Fla. House votes to ban so-called Internet cafes

TALLAHASSEE, Fla. (AP) — The Florida House on Thursday voted to shut down more than 1,000 storefront operations known as Internet cafes that sprouted across the state in the last five years.

Backers of the legislation say the measure will eliminate gambling operations that exploited a loophole in the law to set up shops that target the poor and the elderly in the state.

"These are truly the crack cocaine of gambling," said Rep. Scott Plakon, R-Longwood and sponsor of the bill (HB 3).

Internet cafes sell customers either phone cards or Internet time. But they also offer customers a chance to redeem electronic sweepstakes on computers that use software that mimics casino-styled games.

Sweepstakes — such as those handed out by fast-food restaurants like McDonald's — have been legal for decades. But the explosion of Internet cafes has triggered a debate about whether or not they are actually a form of illegal gambling. Some counties have tried to shut down the operations completely, while others have chosen to pass ordinances that regulate them.

Gov. Rick Scott, Attorney General Pam Bondi as well as prosecutors and sheriffs across the state have called for legislators to ban the operations.

But the push to ban the Internet cafes may go nowhere.

So far the Florida Senate has refused to move a Senate bill that calls for a ban.

Senators instead say they want to pass a bill that would regulate the cafes instead. They contend that banning the cafes now would result in the loss of thousands of jobs for those who now work at them.

But Plakon and other supporters of the ban warn that regulating the operations could threaten payments the state is now receiving from the Seminole Tribe of Florida.

The tribe has received legal opinions that says any effort to keep open Internet cafes would violate the 2010 compact that granted the Seminoles exclusive gambling rights in exchange for paying the state $1 billion over a five-year period. The Seminoles operate both slot machines and card games such as blackjack at a handful of casinos including ones in South Florida and Tampa.

The House vote in favor of the ban was 72-43 but it did not split strictly across partisan lines.

Three Democrats voted for the bill, while 9 Republicans voted with Democrats in opposition.

Rep. Eric Fresen, R-Miami, said he could not support the bill because it was another "piecemeal" effort to deal with gambling.

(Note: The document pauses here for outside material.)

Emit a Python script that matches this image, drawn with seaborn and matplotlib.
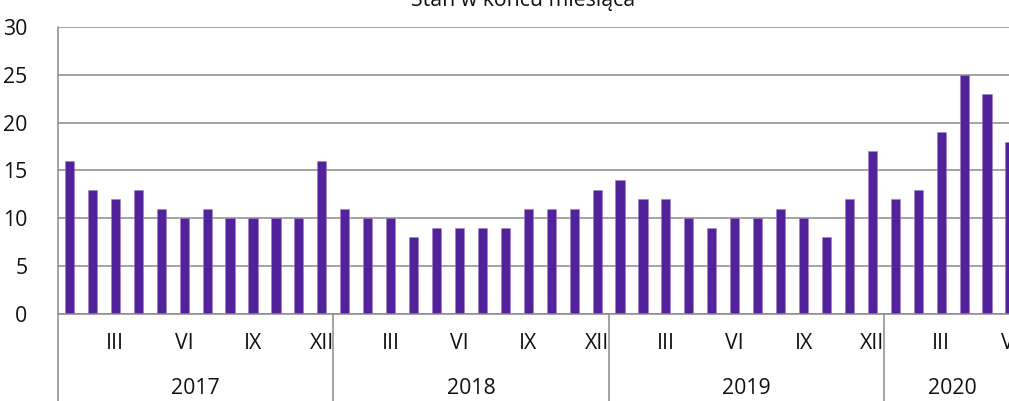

Fresen was the sponsor of a major overhaul of the state's gambling laws that also would have allowed the creation of three massive casinos in South Florida. But Fresen's bill would have also changed the state's regulation of all gambling related businesses. The bill died earlier this session.

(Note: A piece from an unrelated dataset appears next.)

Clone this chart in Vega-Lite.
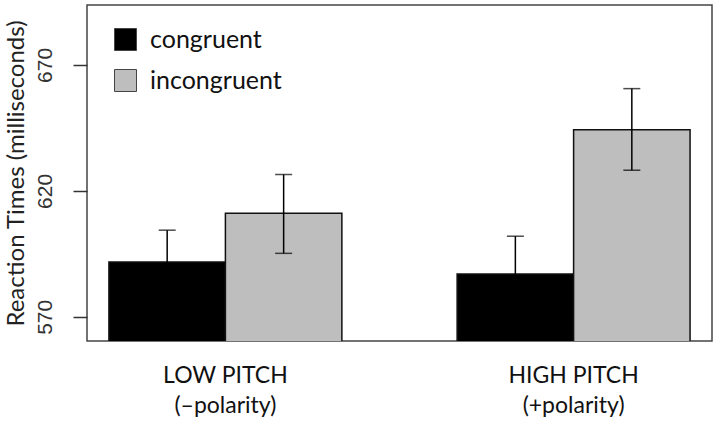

Rep. Ron Saunders, D-Key West, called the bill "fatally flawed" and disputed that all of the Internet cafes were engaged in questionable gambling activities.

"I don't think every single one of them is doing gambling," Saunders said.

Sarah Bascom, a spokeswoman for a coalition of groups involved in Internet cafes, said that the group agreed "that the electronic sweepstakes technology has outpaced current law." But she added that changes should be "made to the law so that bad operators can be shut down, and law enforcement and local governments can have the measuring stick they need to distinguish between the law abiding facilities and the questionable ones."